Piłka nożna, szachy czy "World of Warcraft" wcale nie są najpopularniejszymi grami na świecie. Nawet nie zdajesz sobie sprawy, że od urodzenia bierzesz udział w czymś tak tajemniczym i niezwykłym, że brzmi to jak jakaś teoria spiskowa lub łańcuszek internetowy. W "Grze" uczestniczy 7 miliardów ludzi. Tak, wszyscy ludzie na Ziemi. Miliony osób już zostało spisanych na straty, wielu o niej nie wie, więc ciągle ma szansę wygrać. Inni starają się o tym nie myśleć i przegrywają z kretesem. A raczej z samym sobą.
Zasady "Gry":
1. Każdy gra w "Grę".
2. Pomyślenie o "Grze" stanowi przegraną.

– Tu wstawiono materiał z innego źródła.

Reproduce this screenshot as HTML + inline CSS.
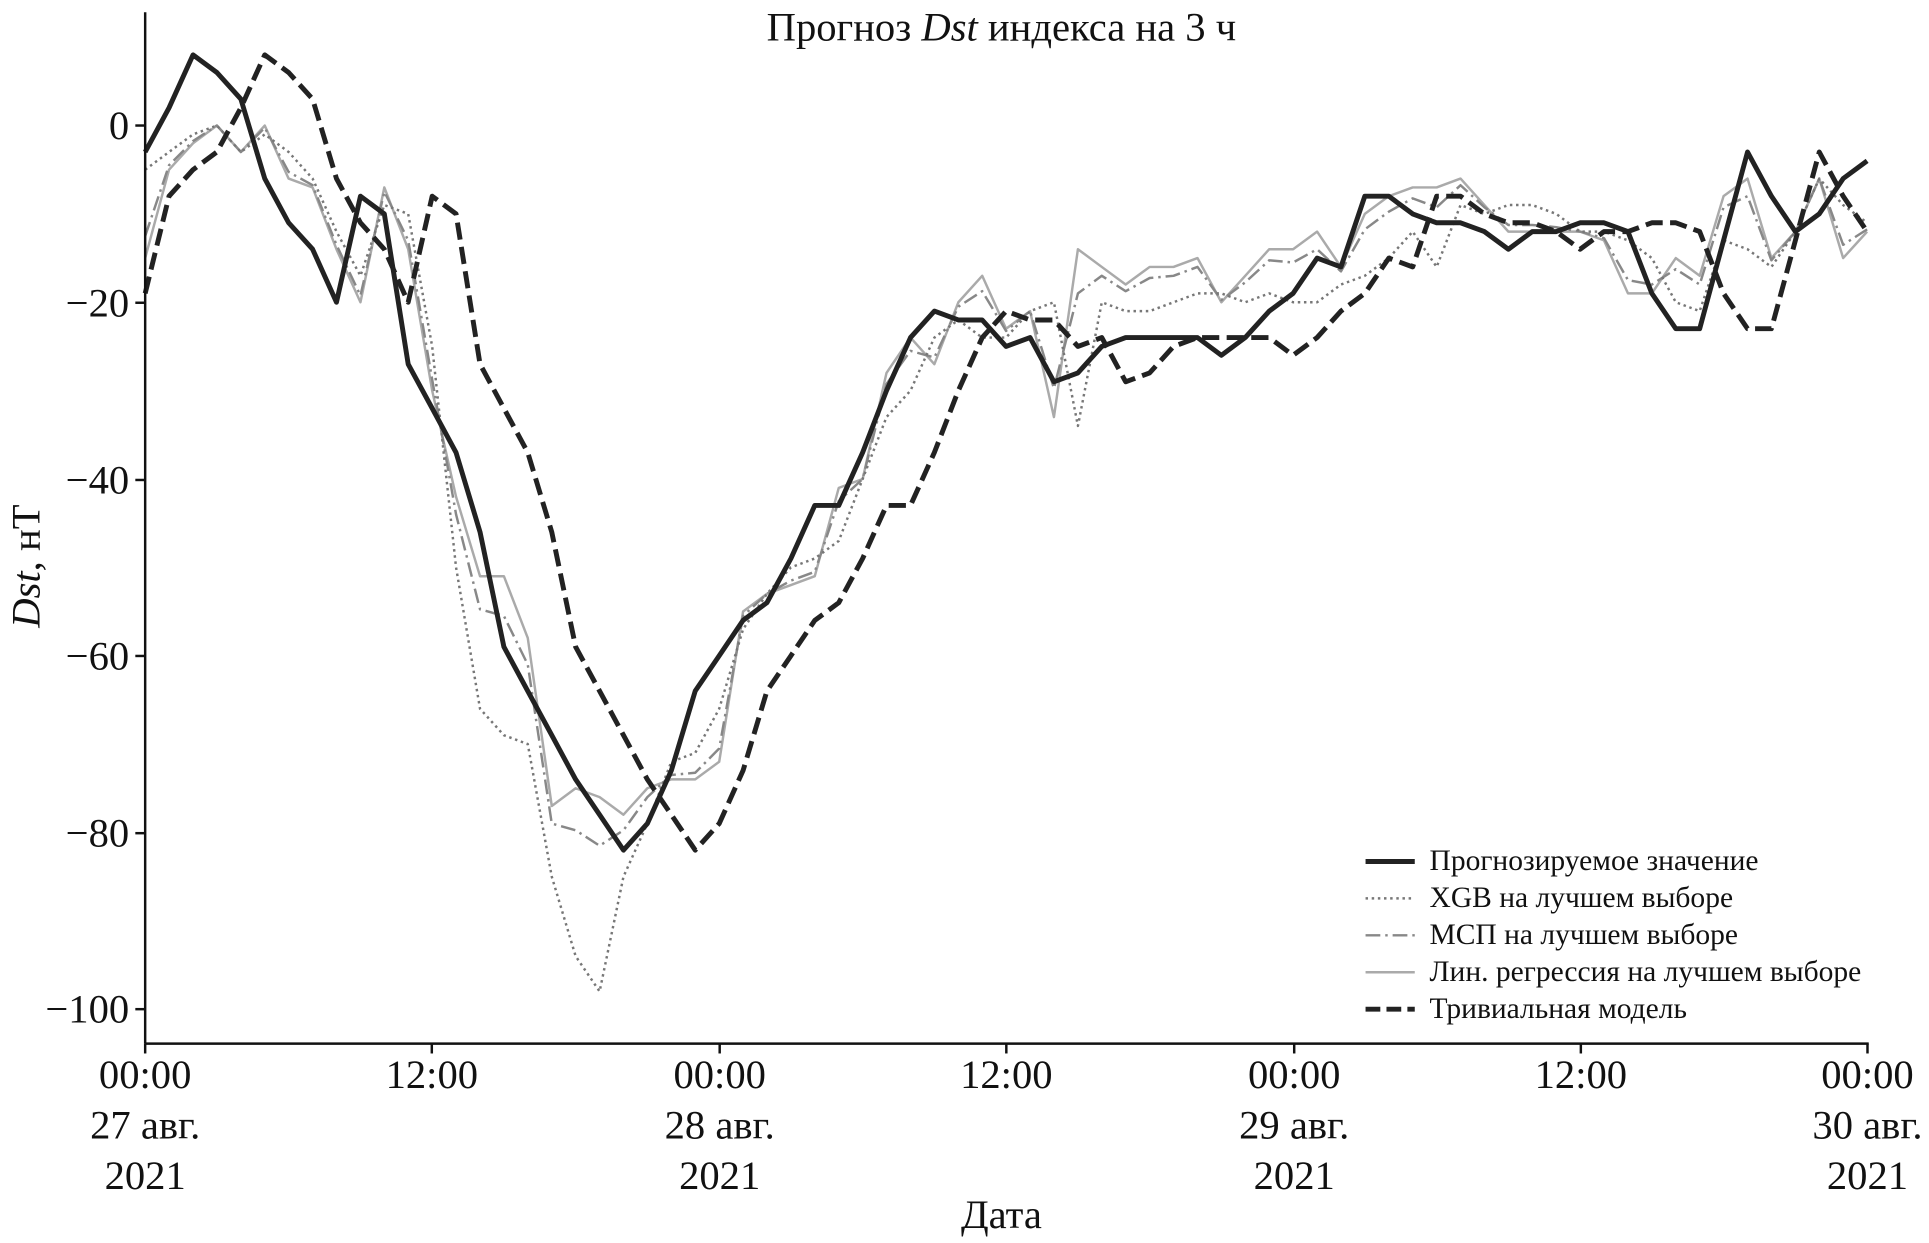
<!DOCTYPE html>
<html><head><meta charset="utf-8"><style>
html,body{margin:0;padding:0;background:#fff;}
svg{display:block;}
text{font-family:"Liberation Serif",serif;fill:#111;}
</style></head><body>
<svg id="s" width="1929" height="1243" viewBox="0 0 1568 1010" preserveAspectRatio="none" xmlns="http://www.w3.org/2000/svg">
<rect width="1568" height="1010" fill="#fff"/>
<g id="series" fill="none" stroke-linejoin="round"></g>
<line x1="118" y1="10" x2="118" y2="848" stroke="#111" stroke-width="2"/>
<line x1="118" y1="848" x2="1519" y2="848" stroke="#111" stroke-width="2"/>
<g stroke="#111" stroke-width="2">
<line x1="110" y1="102" x2="118" y2="102"/><line x1="110" y1="246" x2="118" y2="246"/><line x1="110" y1="390" x2="118" y2="390"/><line x1="110" y1="533" x2="118" y2="533"/><line x1="110" y1="677" x2="118" y2="677"/><line x1="110" y1="820" x2="118" y2="820"/>
<line x1="118" y1="848" x2="118" y2="856"/><line x1="351" y1="848" x2="351" y2="856"/><line x1="585" y1="848" x2="585" y2="856"/><line x1="818" y1="848" x2="818" y2="856"/><line x1="1052" y1="848" x2="1052" y2="856"/><line x1="1285" y1="848" x2="1285" y2="856"/><line x1="1518" y1="848" x2="1518" y2="856"/>
</g>
<g font-size="33" text-anchor="end">
<text x="105" y="113">0</text><text x="105" y="257">−20</text><text x="105" y="401">−40</text><text x="105" y="544">−60</text><text x="105" y="688">−80</text><text x="105" y="831">−100</text>
</g>
<g font-size="33" text-anchor="middle">
<text x="118" y="884">00:00</text><text x="118" y="925">27 авг.</text><text x="118" y="966">2021</text>
<text x="351" y="884">12:00</text>
<text x="585" y="884">00:00</text><text x="585" y="925">28 авг.</text><text x="585" y="966">2021</text>
<text x="818" y="884">12:00</text>
<text x="1052" y="884">00:00</text><text x="1052" y="925">29 авг.</text><text x="1052" y="966">2021</text>
<text x="1285" y="884">12:00</text>
<text x="1518" y="884">00:00</text><text x="1518" y="925">30 авг.</text><text x="1518" y="966">2021</text>
<text x="814" y="998">Дата</text>
<text x="814" y="33" font-size="33">Прогноз <tspan font-style="italic">Dst</tspan> индекса на 3 ч</text>
</g>
<text transform="translate(32,460) rotate(-90)" font-size="33" text-anchor="middle"><tspan font-style="italic">Dst</tspan>, нТ</text>
<g font-size="24">
<line x1="1110" y1="700" x2="1150" y2="700" stroke="#222" stroke-width="4"/><text x="1162" y="707">Прогнозируемое значение</text>
<line x1="1110" y1="730" x2="1150" y2="730" stroke="#777" stroke-width="2" stroke-dasharray="2,3"/><text x="1162" y="737">XGB на лучшем выборе</text>
<line x1="1110" y1="760" x2="1150" y2="760" stroke="#888" stroke-width="2" stroke-dasharray="12,4,2,4"/><text x="1162" y="767">МСП на лучшем выборе</text>
<line x1="1110" y1="790" x2="1150" y2="790" stroke="#aaa" stroke-width="2"/><text x="1162" y="797">Лин. регрессия на лучшем выборе</text>
<line x1="1110" y1="820" x2="1150" y2="820" stroke="#222" stroke-width="4" stroke-dasharray="12,5"/><text x="1162" y="827">Тривиальная модель</text>
</g>
<script>
var B=[-3,2,8,6,3,-6,-11,-14,-20,-8,-10,-27,-32,-37,-46,-59,-64,-69,-74,-78,-82,-79,-73,-64,-60,-56,-54,-49,-43,-43,-37,-30,-24,-21,-22,-22,-25,-24,-29,-28,-25,-24,-24,-24,-24,-26,-24,-21,-19,-15,-16,-8,-8,-10,-11,-11,-12,-14,-12,-12,-11,-11,-12,-19,-23,-23,-13,-3,-8,-12,-10,-6,-4];
var T=[-19,-8,-5].concat(B.slice(0,70));
var X=[-5,-3,-1,0,-3,-1,-3,-6,-12,-17,-9,-10,-25,-50,-66,-69,-70,-85,-94,-98,-85,-79,-72,-71,-66,-57,-53,-50,-49,-47,-40,-33,-30,-24,-22,-24,-24,-20,-34,-20,-21,-21,-20,-19,-19,-20,-19,-20,-20,-18,-17,-15,-12,-16,-9,-10,-9,-9,-10,-11,-12,-12,-13,-15,-20,-21,-13,-14,-16,-12,-6,-9,-11];
var L=[-15,-5,-2,0,-3,0,-6,-7,-14,-20,-7,-14,-30,-42,-51,-51,-58,-77,-75,-76,-78,-75,-74,-74,-72,-55,-53,-52,-51,-41,-40,-28,-24,-27,-20,-17,-23,-33,-14,-16,-18,-16,-16,-15,-20,-17,-14,-14,-12,-16,-10,-8,-7,-7,-6,-9,-12,-12,-12,-11,-12,-13,-19,-19,-15,-17,-8,-6,-15,-12,-6,-15,-12];
L.splice(37,0,-21); L.splice(60,1);
X.splice(37,0,-21); X.splice(60,1);
var M=L.map(function(v,i){var x=X[i]===undefined?v:X[i];return v*0.75+x*0.25;});
function p(a,off){return a.map(function(v,i){return (i?'L':'M')+(118+(i+(off||0))*19.44).toFixed(1)+','+(102-v*7.18).toFixed(1);}).join('');}
var g=document.getElementById('series');
function add(a,st,w,da,off){var e=document.createElementNS('http://www.w3.org/2000/svg','path');e.setAttribute('d',p(a,off));e.setAttribute('stroke',st);e.setAttribute('stroke-width',w);if(da)e.setAttribute('stroke-dasharray',da);g.appendChild(e);}
add(L,'#aaa',2);
add(M,'#888',2,'12,4,2,4');
add(X,'#777',2,'2,3');
add(T,'#222',4,'14,6');
add(B,'#222',4);
</script>
</svg>
</body></html>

3. Przegrana musi być oznajmiona przynajmniej jednej osobie.
Po ogłoszeniu porażki przegranego obowiązuje okres ochronny (od 10 do 30 min.) do czasu ponownego zapomnienia o "Grze".

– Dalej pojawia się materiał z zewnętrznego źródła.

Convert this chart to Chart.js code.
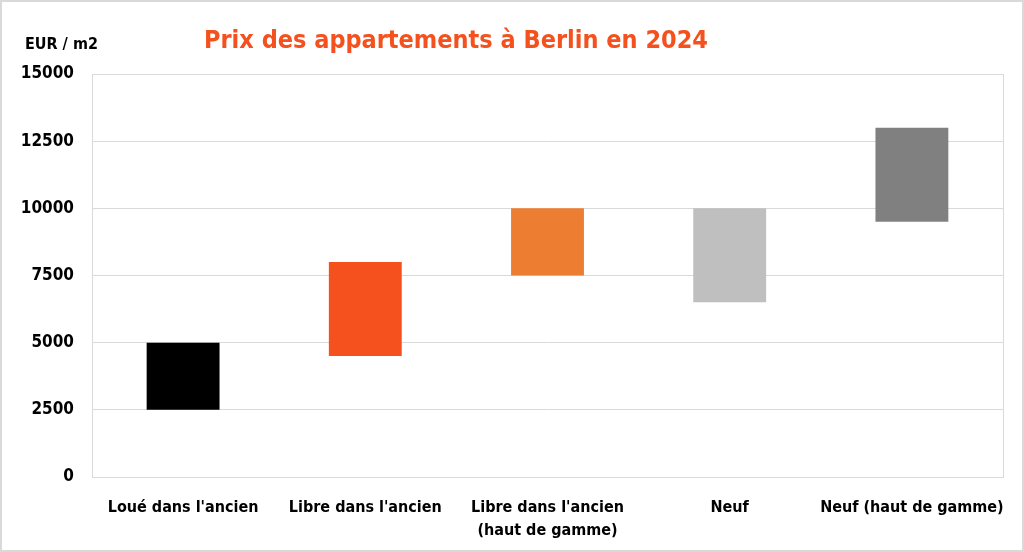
<!DOCTYPE html>
<html>
<head>
<meta charset="utf-8">
<script src="https://cdn.jsdelivr.net/npm/chart.js@4/dist/chart.umd.min.js"></script>
<style>
  html, body { margin: 0; padding: 0; background: #fff; }
  #wrap { width: 1024px; height: 552px; }
</style>
</head>
<body>
<div id="wrap"><canvas id="graph" width="1024" height="552"></canvas></div>
<script>
const categories = [
  "Loué dans l'ancien",
  "Libre dans l'ancien",
  ["Libre dans l'ancien", "(haut de gamme)"],
  "Neuf",
  "Neuf (haut de gamme)",
];
const lowValues = [2500, 4500, 7500, 6500, 9500];
const highValues = [5000, 8000, 10000, 10000, 13000];
const barColors = ["#000000", "#F4511E", "#ED7D31", "#BFBFBF", "#808080"];
const yTicks = [0, 2500, 5000, 7500, 10000, 12500, 15000];

const FONT = "'Liberation Sans Narrow', 'DejaVu Sans Condensed', 'Liberation Sans', sans-serif";

const ranges = lowValues.map((lo, i) => [lo, highValues[i]]);

// frame, title and unit label
const decor = {
  id: "decor",
  afterDraw(chart) {
    const { ctx, chartArea: a } = chart;
    ctx.save();
    ctx.strokeStyle = "#d9d9d9";
    ctx.lineWidth = 1;
    ctx.strokeRect(a.left + 0.5, a.top + 0.5, a.right - a.left, a.bottom - a.top);
    ctx.lineWidth = 2;
    ctx.strokeRect(1, 1, chart.width - 2, chart.height - 2);

    ctx.fillStyle = "#F4511E";
    ctx.font = "bold 25px " + FONT;
    ctx.textAlign = "center";
    ctx.textBaseline = "middle";
    ctx.fillText("Prix des appartements à Berlin en 2024", 456, 41);

    ctx.fillStyle = "#000";
    ctx.font = "bold 16px " + FONT;
    ctx.textAlign = "left";
    ctx.fillText("EUR / m2", 25, 45);
    ctx.restore();
  },
};

new Chart(document.getElementById("graph"), {
  type: "bar",
  data: {
    labels: categories,
    datasets: [
      {
        data: ranges,
        backgroundColor: barColors,
        borderWidth: 0,
        barPercentage: 0.4,
        categoryPercentage: 1,
      },
    ],
  },
  options: {
    responsive: false,
    animation: false,
    layout: { padding: { top: 74, right: 21, left: 0, bottom: 0 } },
    plugins: {
      legend: { display: false },
      tooltip: { enabled: false },
    },
    scales: {
      x: {
        grid: { display: false },
        border: { display: false },
        ticks: {
          color: "#000",
          font: { family: FONT, size: 16, weight: "bold", lineHeight: 1.45 },
          padding: 11,
          maxRotation: 0,
          autoSkip: false,
        },
        afterFit: (s) => { s.height = 75; },
      },
      y: {
        min: 0,
        max: 15000,
        afterBuildTicks: (s) => { s.ticks = yTicks.map((v) => ({ value: v })); },
        grid: { color: "#d9d9d9", drawTicks: false },
        border: { display: false },
        ticks: {
          color: "#000",
          font: { family: FONT, size: 17, weight: "bold" },
          padding: 18,
          callback: (v) => String(v),
        },
        afterFit: (s) => { s.width = 92; },
      },
    },
  },
  plugins: [decor],
});
</script>
</body>
</html>
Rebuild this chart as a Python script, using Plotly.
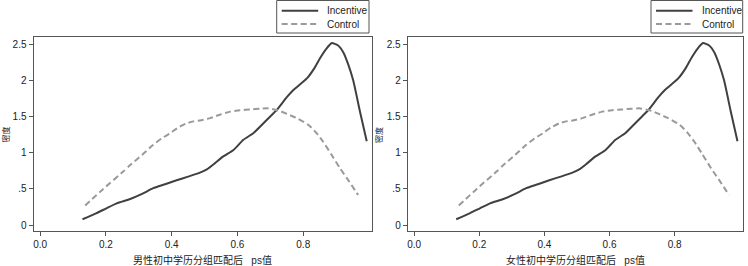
import plotly.graph_objects as go

# ---- data ----
inc_x = [0.129, 0.17, 0.203, 0.233, 0.274, 0.31, 0.344, 0.38, 0.415, 0.45, 0.486, 0.507, 0.53,
         0.557, 0.588, 0.618, 0.648, 0.679, 0.699, 0.719, 0.75, 0.77, 0.811, 0.835, 0.851, 0.870,
         0.887, 0.905, 0.922, 0.937, 0.952, 0.972, 0.993]
inc_y = [0.079, 0.16, 0.235, 0.30, 0.36, 0.43, 0.51, 0.565, 0.62, 0.67, 0.725, 0.77, 0.85,
         0.95, 1.04, 1.18, 1.27, 1.41, 1.50, 1.59, 1.77, 1.87, 2.03, 2.18, 2.31, 2.44,
         2.52, 2.49, 2.39, 2.22, 2.0, 1.58, 1.16]
ctl_x = [0.137, 0.192, 0.253, 0.274, 0.31, 0.344, 0.37, 0.395, 0.42, 0.446, 0.466, 0.49, 0.517,
         0.548, 0.578, 0.608, 0.638, 0.668, 0.694, 0.729, 0.755, 0.780, 0.816, 0.841, 0.861,
         0.885, 0.912, 0.94, 0.967]
ctl_y = [0.27, 0.50, 0.74, 0.83, 0.97, 1.11, 1.20, 1.27, 1.35, 1.41, 1.435, 1.45, 1.48,
         1.53, 1.57, 1.59, 1.60, 1.61, 1.615, 1.58, 1.53, 1.48, 1.385, 1.27, 1.15,
         0.98, 0.785, 0.60, 0.415]
series_names = ["Incentive", "Control"]
x_tickvals = [0.0, 0.2, 0.4, 0.6, 0.8]
x_ticktext = ["0.0", "0.2", "0.4", "0.6", "0.8"]
y_tickvals = [0, 0.5, 1, 1.5, 2, 2.5]
y_ticktext = ["0", ".5", "1", "1.5", "2", "2.5"]
x_titles = ["男性初中学历分组匹配后\u00a0\u00a0\u00a0ps值", "女性初中学历分组匹配后\u00a0\u00a0\u00a0ps值"]
y_title = "密度"

W, H = 748, 266
FONT = "Liberation Sans, Arial, Noto Sans CJK SC, sans-serif"
TXT = "#222222"
INC_C = "#404040"
CTL_C = "#9a9a9a"
FRAME = "#555555"
DASH = "6px,3.5px"

# (plot left px, plot right px, legend left px, legend right px, y-label x px)
panels = [(33.5, 372.0, 276.7, 369.0, 5.5), (407.7, 742.7, 651.0, 742.7, 379.0)]
top_px, bot_px = 36.7, 230.7


def px(xp):
    return xp / W


def py(yp):
    return (H - yp) / H


fig = go.Figure()
layout = dict(
    width=W, height=H, margin=dict(l=0, r=0, t=0, b=0),
    paper_bgcolor="white", plot_bgcolor="white",
    font=dict(family=FONT, size=10, color=TXT),
    showlegend=False,
    annotations=[], shapes=[],
)

for i, (x0, x1, lg0, lg1, ylx) in enumerate(panels):
    sfx = "" if i == 0 else str(i + 1)
    xa, ya = "x" + sfx, "y" + sfx
    fig.add_trace(go.Scatter(x=inc_x, y=inc_y, mode="lines", name=series_names[0],
                             line=dict(color=INC_C, width=2, shape="spline", smoothing=0.5),
                             xaxis=xa, yaxis=ya))
    fig.add_trace(go.Scatter(x=ctl_x, y=ctl_y, mode="lines", name=series_names[1],
                             line=dict(color=CTL_C, width=2, dash=DASH, shape="spline", smoothing=0.5),
                             xaxis=xa, yaxis=ya))
    axcommon = dict(showgrid=False, zeroline=False, showline=True, mirror=True,
                    linecolor=FRAME, linewidth=1, ticks="outside", ticklen=4,
                    tickcolor=FRAME, tickfont=dict(size=10, color=TXT))
    layout["xaxis" + sfx] = dict(axcommon, domain=[px(x0), px(x1)], range=[-0.02, 1.009],
                                 tickvals=x_tickvals, ticktext=x_ticktext, anchor=ya)
    layout["yaxis" + sfx] = dict(axcommon, domain=[py(bot_px), py(top_px)],
                                 range=[-0.079, 2.608], tickvals=y_tickvals, ticktext=y_ticktext,
                                 anchor=xa)
    # legend box (drawn by hand to match the compact reference legend)
    layout["shapes"].append(dict(type="rect", xref="paper", yref="paper",
                                 x0=px(lg0), x1=px(lg1), y0=py(33.0), y1=py(0.5),
                                 line=dict(color=FRAME, width=1), fillcolor="white"))
    for k, (name, col, dash, yy) in enumerate([(series_names[0], INC_C, "solid", 10.7),
                                               (series_names[1], CTL_C, DASH, 24.0)]):
        layout["shapes"].append(dict(type="line", xref="paper", yref="paper",
                                     x0=px(lg0 + 5), x1=px(lg0 + 41.5), y0=py(yy), y1=py(yy),
                                     line=dict(color=col, width=2, dash=dash)))
        layout["annotations"].append(dict(text=name, x=px(lg0 + 48.5), y=py(yy),
                                          xref="paper", yref="paper", showarrow=False,
                                          xanchor="left", yanchor="middle",
                                          font=dict(size=10, color=TXT)))
    layout["annotations"].append(dict(text=x_titles[i], x=px((x0 + x1) / 2), y=py(259.5),
                                      xref="paper", yref="paper", showarrow=False,
                                      xanchor="center", yanchor="middle",
                                      font=dict(size=10, color=TXT)))
    layout["annotations"].append(dict(text=y_title, x=px(ylx), y=py(135),
                                      xref="paper", yref="paper", showarrow=False,
                                      textangle=-90, xanchor="center", yanchor="middle",
                                      font=dict(size=8, color=TXT)))

fig.update_layout(**layout)
fig.write_html("out.html", config={"displayModeBar": False},
               post_script="document.body.style.margin='0';document.body.style.overflow='hidden';")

Rozgrywki umysłowe to chleb powszedni myślicieli, którzy od wieków zaprzątają sobie nimi głowy. Strona poświęcona "Grze" sięga nawet do przełomu XIII i XIV wieku w poszukiwaniach genezy tej niezwykłej zabawy. Wtedy to niemiecki mistyk Mistrz Eckhart pisał o niej w swych traktatach. Za przykład podał pokorę Maryi – gdyby pomyślała o swym odosobnieniu, nie byłaby już całkowicie odosobniona.

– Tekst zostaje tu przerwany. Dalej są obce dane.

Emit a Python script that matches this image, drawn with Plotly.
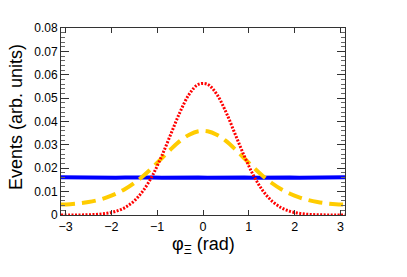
import plotly.graph_objects as go

phi = [-3.1, -2.9, -2.7, -2.5, -2.3, -2.1, -1.9, -1.7, -1.5, -1.3, -1.1, -0.9, -0.7, -0.5, -0.3, -0.1,
       0.1, 0.3, 0.5, 0.7, 0.9, 1.1, 1.3, 1.5, 1.7, 1.9, 2.1, 2.3, 2.5, 2.7, 2.9, 3.1]

red_vals = [0.0000, 0.0000, 0.00004, 0.00011, 0.00030, 0.00071, 0.00157, 0.00321, 0.00606, 0.01057,
            0.0170, 0.0253, 0.0347, 0.0441, 0.0517, 0.0559,
            0.0559, 0.0517, 0.0441, 0.0347, 0.0253, 0.0170, 0.01057, 0.00606, 0.00321, 0.00157,
            0.00071, 0.00030, 0.00011, 0.00004, 0.0000, 0.0000]

yellow_vals = [0.00450, 0.00463, 0.00497, 0.00553, 0.00636, 0.00753, 0.00909, 0.01112, 0.01369, 0.01680,
               0.02039, 0.02428, 0.02818, 0.03169, 0.03435, 0.0358,
               0.0358, 0.03435, 0.03169, 0.02818, 0.02428, 0.02039, 0.01680, 0.01369, 0.01112, 0.00909,
               0.00753, 0.00636, 0.00553, 0.00497, 0.00463, 0.00450]

blue_vals = [0.0161, 0.0160, 0.0159, 0.0161, 0.0160, 0.0160, 0.0159, 0.0160, 0.0161, 0.0160,
             0.0160, 0.0159, 0.0160, 0.0161, 0.0160, 0.0160,
             0.0159, 0.0160, 0.0161, 0.0160, 0.0160, 0.0159, 0.0160, 0.0161, 0.0160, 0.0160,
             0.0159, 0.0160, 0.0161, 0.0160, 0.0160, 0.0161]

x_ticks = [-3, -2, -1, 0, 1, 2, 3]
y_ticks = [0, 0.01, 0.02, 0.03, 0.04, 0.05, 0.06, 0.07, 0.08]

fig = go.Figure()
fig.add_trace(go.Scatter(x=phi, y=blue_vals, mode="lines",
                         line=dict(color="#0000ff", width=4), showlegend=False))
fig.add_trace(go.Scatter(x=phi, y=yellow_vals, mode="lines",
                         line=dict(color="#ffcc00", width=4, dash="14px,7px", shape="spline"),
                         showlegend=False))
fig.add_trace(go.Scatter(x=phi, y=red_vals, mode="lines",
                         line=dict(color="#ff0000", width=3, dash="2px,1.5px", shape="spline"),
                         showlegend=False))

font_family = "Liberation Sans, Arial, sans-serif"

# The page body has an 8px margin, so pixel targets are offset by 8.
ML, MR, MT, MB = 53, 70, 20, 70
W, H = 407, 277
plot_w = W - ML - MR
plot_h = H - MT - MB

fig.update_layout(
    width=W, height=H,
    margin=dict(l=ML, r=MR, t=MT, b=MB, autoexpand=False),
    paper_bgcolor="white", plot_bgcolor="white",
    font=dict(family=font_family, color="black", size=12),
    xaxis=dict(
        range=[-3.1, 3.1], tickvals=x_ticks, ticks="inside", ticklen=5, tickcolor="#333",
        mirror="allticks", showline=True, linecolor="#333", linewidth=1, showgrid=False,
        zeroline=False, tickfont=dict(size=12.5), automargin=False,
    ),
    yaxis=dict(
        range=[0, 0.08], tickvals=y_ticks, ticks="inside", ticklen=8, tickcolor="#333",
        mirror="allticks", showline=True, linecolor="#333", linewidth=1, showgrid=False,
        zeroline=False, tickfont=dict(size=12), automargin=False,
        minor=dict(dtick=0.002, ticks="inside", ticklen=4, tickcolor="#666", showgrid=False),
    ),
    annotations=[
        dict(text="φ<sub>Ξ</sub> (rad)", x=0.5, y=-(245 - 215) / plot_h,
             xref="paper", yref="paper",
             showarrow=False, font=dict(size=18), xanchor="center", yanchor="middle"),
        dict(text="Events (arb. units)", x=-(61 - 16) / plot_w, y=(215 - 117) / plot_h,
             xref="paper", yref="paper",
             showarrow=False, font=dict(size=18), textangle=-90,
             xanchor="center", yanchor="middle"),
    ],
)

fig.write_html("out.html")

"Dlatego trwała nieporuszona w swym odosobnieniu, nim się natomiast nie chlubiła, lecz pokorą. A jeśliby o swym odosobnieniu wspomniała choćby tylko jednym słowem, gdyby na przykład, powiedziała: "Wejrzał na me odosobnienie", uległoby ono zakłóceniu i nie byłoby już całkowite ani doskonałe, bo nastąpiłoby tu wyjście z siebie. Każde zaś, najmniejsze nawet, wyjście z siebie musi pozostawić jakąś skazę na odosobnieniu." Czytaj więcej
"Spróbuj nie myśleć o niedźwiedziu polarnym, a wkrótce się przekonasz, że przeklęte zwierzę co chwila przychodzi ci do głowy." Czytaj więcej
Nie jest jasno powiedziane kto wymyślił i zaczął "Grę". Pierwowzór powstał w 1976 roku. Członkowie Cambridge University Science Fiction Society wymyślili grę polegającą na tym, że pierwsza przegrywa ta osoba, która pomyśli o stacji Finchley Central londyńskiego metra. Pierwszy internetowy wpis uznawany przez wielu za datę rozpoczęcia "Gry" pochodzi z 10 sierpnia 2002 roku. Paul Taylor z Wielkiej Brytanii, posługujący się nickiem theaardvark, wyjaśnił zasady i napisał, że dowiedział się o niej gdzieś w sieci pół roku wcześniej. Zastrzegł, że nie ponosi odpowiedzialności za szkody psychiczne wynikające z ciągłego przegrywania.
"Okay, I'm gonna tell you about 'The Game'. I have no idea where or when this started. I found out about it online about 6 months ago. I'd quite like to know the origins of 'The Game' because it is intensely irritating. Firstly, a disclaimer - anyone who decides to join 'The Game' cannot blame me for any psychological damage caused" Czytaj więcej
W 2007 roku Cory Antiel przeprowadził eksperyment z "Grą" w roli głównej. Zebrał 12 ochotników (w tym siebie) w różnym wieku, którzy mieli przez 4 tygodnie prowadzić dziennik swoich porażek. Zapisywali kiedy przegrywali i w jakich okolicznościach. Nie informowali innych, bo to też mijałoby się wtedy z celem. W notatnikach można było przeczytać, że np. jeden badany przegrał, bo zobaczył plakat filmu "Plan gry", inny przypomniał sobie o sprawie widząc sam notatnik, a jeszcze inny po prostu pomyślał o tym pod prysznicem.
W "Grę" trudno jest wygrać, bo nawet jeśli nie myślimy o niej długo, to w końcu nadejdzie dzień naszej klęski. Wiele osób o niej też nie słyszało, więc mogą przeżyć do końca swych dni w niewiedzy, automatycznie nie przegrywając (niektórzy uznają, że grają w nią tylko znający zasady). Jednak czy wtedy można mówić o nich jak o prawdziwych zwycięzcach? Trudno udowodnić też, że ktoś faktycznie nie pomyślał o "Grze". Ważne jest więc zaufanie i uczciwość innych zawodników.